Practical Steps for Your Next Visit

If you’re planning to photograph or just experience the skyline of New York City, don't just wing it. The light changes everything.

  1. Timing is key. Golden Hour (the hour before sunset) is when the glass towers of the West Side literally catch fire with orange light. It’s the best time for photos.
  2. Take the Ferry. The NYC Ferry costs about the same as a subway ride. Take the East River route. You go under the Manhattan and Brooklyn Bridges and get a front-row seat to the entire skyline for $4.50. It’s the best deal in the city.
  3. Check the weather for "Haze." Humidity in New York can turn the skyline into a gray blur. If the humidity is over 70%, the "Top of the World" views usually aren't worth the $40 ticket.
  4. Download a "Skyline" App. There are AR apps that let you point your phone at a building and see its name and height. It’s the only way to tell the new glass boxes apart.
  5. Visit the "Little Island." This floating park at Pier 55 gives you a weird, low-angle perspective of the Lower Manhattan skyline that feels very futuristic.

The skyline of New York City is a living thing. It breathes, it grows, and yeah, it occasionally blocks your sun. But it’s the greatest architectural show on earth. You just have to know where to stand to watch it.
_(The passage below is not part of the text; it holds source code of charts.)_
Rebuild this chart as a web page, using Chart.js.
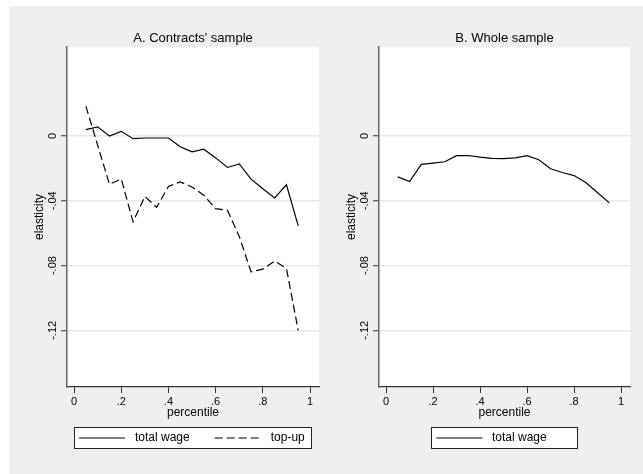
<!DOCTYPE html>
<html><head><meta charset="utf-8">
<script src="https://cdn.jsdelivr.net/npm/chart.js@4"></script>
<style>
html,body{margin:0;padding:0;background:#fff;width:643px;height:474px;overflow:hidden}
#bg{position:absolute;left:9px;top:6px;width:634px;height:468px;background:#efefef}
canvas{position:absolute;top:6px}
#cA{left:9px;width:368px;height:468px}
#cB{left:321px;width:367px;height:468px}
</style></head><body>
<div id="bg"></div>
<canvas id="cA" width="368" height="468"></canvas>
<canvas id="cB" width="367" height="468"></canvas>
<script>
const percentile = [0.05,0.10,0.15,0.20,0.25,0.30,0.35,0.40,0.45,0.50,0.55,0.60,0.65,0.70,0.75,0.80,0.85,0.90,0.95];
const contractsTotalWage = [0.0040,0.0057,0.0000,0.0029,-0.0016,-0.0012,-0.0012,-0.0012,-0.0066,-0.0098,-0.0081,-0.0135,-0.0194,-0.0172,-0.0266,-0.0325,-0.0382,-0.0301,-0.0555];
const contractsTopUp = [0.0184,-0.0057,-0.0298,-0.0265,-0.0530,-0.0373,-0.0440,-0.0311,-0.0283,-0.0315,-0.0366,-0.0448,-0.0458,-0.0620,-0.0839,-0.0822,-0.0772,-0.0818,-0.1201];
const wholeTotalWage = [-0.0252,-0.0281,-0.0175,-0.0167,-0.0159,-0.0121,-0.0120,-0.0130,-0.0138,-0.0139,-0.0135,-0.0121,-0.0146,-0.0202,-0.0225,-0.0244,-0.0287,-0.0350,-0.0413];
const yTickValues = [0,-0.04,-0.08,-0.12];
const yTickLabels = ['0','-.04','-.08','-.12'];
const xTickValues = [0,0.2,0.4,0.6,0.8,1];
const xTickLabels = ['0','.2','.4','.6','.8','1'];
const panelTitles = ["A. Contracts' sample","B. Whole sample"];
const seriesNames = ['total wage','top-up'];
const xAxisTitle = 'percentile';
const yAxisTitle = 'elasticity';

const F = '"Liberation Sans", Arial, Helvetica, sans-serif';

const plotBg = {
  id:'plotBg',
  beforeDraw(chart){
    const {ctx, chartArea:a} = chart;
    ctx.save(); ctx.fillStyle='#fff';
    ctx.fillRect(a.left,a.top,a.right-a.left,a.bottom-a.top);
    ctx.restore();
  }
};

const boxLegend = {
  id:'boxLegend',
  afterDraw(chart, args, o){
    const ctx = chart.ctx, a = chart.chartArea;
    const cx = (a.left + a.right)/2;
    const x0 = Math.round(cx - o.width/2), y0 = o.top;
    ctx.save();
    ctx.fillStyle = '#fff';
    ctx.fillRect(x0, y0, o.width, o.height);
    ctx.strokeStyle = '#222'; ctx.lineWidth = 1;
    ctx.strokeRect(x0+0.5, y0+0.5, o.width-1, o.height-1);
    ctx.font = '12px ' + F;
    ctx.textBaseline = 'middle'; ctx.textAlign = 'left';
    let x = x0 + o.pad;
    const yc = y0 + o.height/2;
    chart.data.datasets.forEach(ds => {
      ctx.strokeStyle = ds.borderColor; ctx.lineWidth = ds.borderWidth;
      ctx.setLineDash(ds.borderDash || []);
      ctx.beginPath(); ctx.moveTo(x, yc); ctx.lineTo(x + o.sample, yc); ctx.stroke();
      ctx.setLineDash([]);
      x += o.sample + o.gap;
      ctx.fillStyle = '#000';
      ctx.fillText(ds.label, x, yc);
      x += ctx.measureText(ds.label).width + o.itemGap;
    });
    ctx.restore();
  }
};

function pts(ys){ return percentile.map((p,i)=>({x:p, y:ys[i]})); }

function makeChart(id, title, datasets, legendOpts){
  return new Chart(document.getElementById(id), {
    type:'line',
    data:{datasets},
    plugins:[plotBg, boxLegend],
    options:{
      responsive:false, animation:false,
      layout:{padding:{left:0, top:0, right:0, bottom:54}},
      elements:{point:{radius:0}, line:{tension:0}},
      plugins:{
        legend:{display:false}, tooltip:{enabled:false},
        title:{display:true, text:title, color:'#000', font:{family:F, size:13, weight:'normal'}, padding:{top:24.4, bottom:1}},
        boxLegend:legendOpts
      },
      scales:{
        x:{
          type:'linear', min:-0.03, max:1.038,
          afterBuildTicks:s=>{ s.ticks = xTickValues.map(v=>({value:v})); },
          afterFit:s=>{ s.height = 33; },
          ticks:{callback:(v,i)=>xTickLabels[i], color:'#000', font:{family:F, size:11}, padding:2, maxRotation:0, minRotation:0, autoSkip:false},
          grid:{drawOnChartArea:false, drawTicks:true, tickLength:6, tickColor:'#333', tickWidth:1},
          border:{display:true, color:'#333', width:1.3},
          title:{display:true, text:xAxisTitle, color:'#000', font:{family:F, size:12}, padding:{top:0, bottom:0}}
        },
        y:{
          type:'linear', position:'left', min:-0.155, max:0.055,
          afterBuildTicks:s=>{ s.ticks = yTickValues.map(v=>({value:v})); },
          afterFit:s=>{ s.width = 58; },
          ticks:{callback:(v,i)=>yTickLabels[i], color:'#000', font:{family:F, size:11}, padding:-1, minRotation:90, maxRotation:90, crossAlign:'center', autoSkip:false},
          grid:{color:'#e8e8e8', lineWidth:1.5, drawTicks:true, tickLength:6, tickColor:'#333', tickWidth:1},
          border:{display:true, color:'#666', width:1.5},
          title:{display:true, text:yAxisTitle, color:'#000', font:{family:F, size:12}, padding:{top:23.8, bottom:0}}
        },
        ySpacer:{
          type:'linear', position:'right', min:0, max:1,
          afterFit:s=>{ s.width = 58; },
          ticks:{display:false}, grid:{display:false, drawTicks:false}, border:{display:false}, title:{display:false}
        }
      }
    }
  });
}

makeChart('cA', panelTitles[0], [
  {label:seriesNames[0], data:pts(contractsTotalWage), borderColor:'#000', borderWidth:1.2, fill:false},
  {label:seriesNames[1], data:pts(contractsTopUp), borderColor:'#000', borderWidth:1.2, borderDash:[8,4], fill:false}
], {top:421, height:22, width:238, pad:5, sample:46, gap:10, itemGap:25});

makeChart('cB', panelTitles[1], [
  {label:seriesNames[0], data:pts(wholeTotalWage), borderColor:'#000', borderWidth:1.2, fill:false}
], {top:421, height:22, width:147, pad:5.5, sample:46, gap:9.5, itemGap:25});
</script>
</body></html>
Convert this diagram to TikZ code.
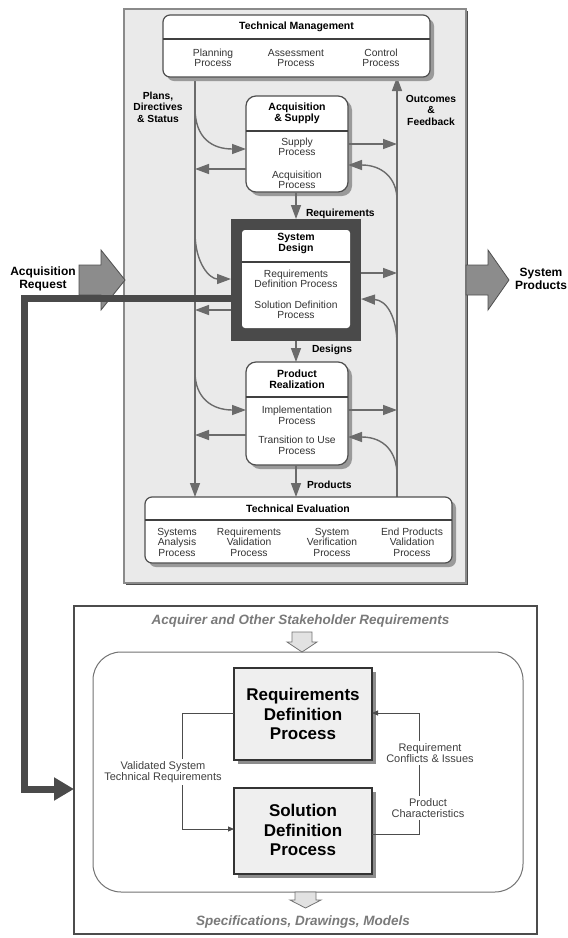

Actionable Insights for the Urban Explorer:

  • For the best free view: Walk the Manhattan Bridge (not the Brooklyn Bridge). The Manhattan Bridge has a chain-link fence, but it gives you a perfect, unobstructed view of the Brooklyn Bridge with the Financial District skyline behind it.
  • For the tech nerds: Look into the "Steinway Tower" construction. It's the skinniest building in the world and uses the most advanced concrete mixtures ever developed to maintain its structural integrity.
  • For the history buffs: Visit the Skyscraper Museum in Battery Park City. It’s small, but it explains the "Zoning Resolution of 1916" which is why New York buildings have that iconic "wedding cake" shape with the setbacks. It wasn't an aesthetic choice; it was the law to make sure light reached the streets.